What's New in ZFS for Oracle Solaris

The following ZFS features are introduced in this Oracle Solaris release.

  • ZFS supports compressed raw send in data replication. With this feature, ZFS can replicate data by sending compressed file system blocks as is from the disk and writing the blocks as is to the target. The feature increases efficiency by eliminating the decompression-recompression processes in previous ZFS replication operations that used to run before the data blocks are received at the target. For more information, see Sending ZFS Data Using Raw Transfer.

  • Bandwidth restrictions can now be set on a dataset. By setting bandwidth restrictions, you can assign limits to I/O operations on datasets to make sure that no one dataset can monopolize the bandwidth of the pool. For more information, see Setting I/O Bandwidth Limits.

  • ZFS includes the ability to restart or resume a transfer of ZFS data. This means that you will not need to resend data that has already been received if the transfer is interrupted due to network outage or ZFS server downtime. For more information, see Using Resumable Replication.

  • When you transfer ZFS data from an Oracle Solaris 11.4 system, by default per block checksums are enabled. To transfer ZFS data to systems that do not support per block checksums, see Sending ZFS Data From a Oracle Solaris 11.4.0 Dataset.

  • You can remove top-level devices from a ZFS pool with the zpool remove command. This feature is added to the command to compliment the current capabilities of removing log, cache, and hot spare devices from pools. For more information, see Removing Devices From a Storage Pool.

  • The clustered zpool property allows for global mounting of a ZFS file system in an Oracle Solaris Cluster environment.
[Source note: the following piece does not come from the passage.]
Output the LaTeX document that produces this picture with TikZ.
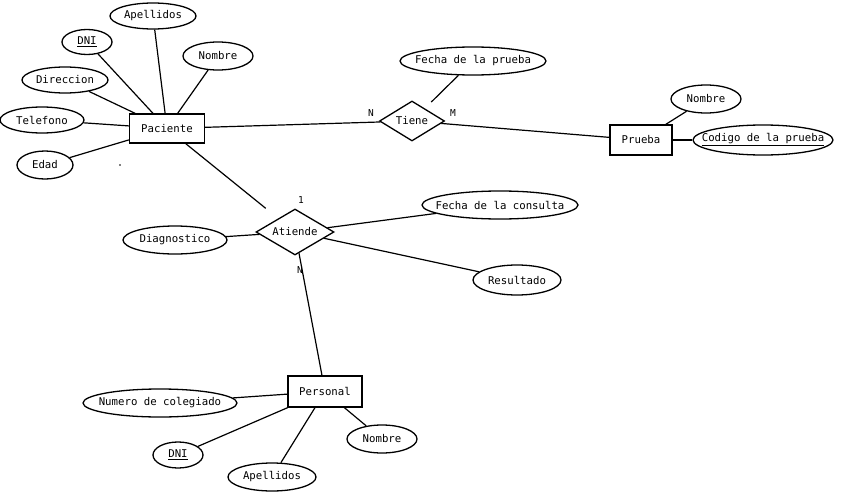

See Cluster documentation at https://docs.oracle.com/cd/E69294_01/index.html for more information.

  • The zfs send command can be used to replicate a cloned dataset in a self-contained manner, independent from the origin dataset. For more information, see Types of ZFS Snapshot Streams.

  • The cp command can be used with the -z option to copy a file more quickly. For more information, see Copying ZFS Files.

  • The clone auto-promote feature enables you to do the following:

    • Destroy datasets even if these datasets have snapshots that are clone origins. Thus, destroying snapshots, shares or projects becomes independent of any dependent clones. These clones can be preserved even after the destroy operation.

    • Clone datasets directly without having to take a snapshot of the dataset first.

    • Provide data about disk space utilization of clones. Thus, you can understand how clones share disk space and how the space used by a clone can change as other datasets are destroyed and promoted.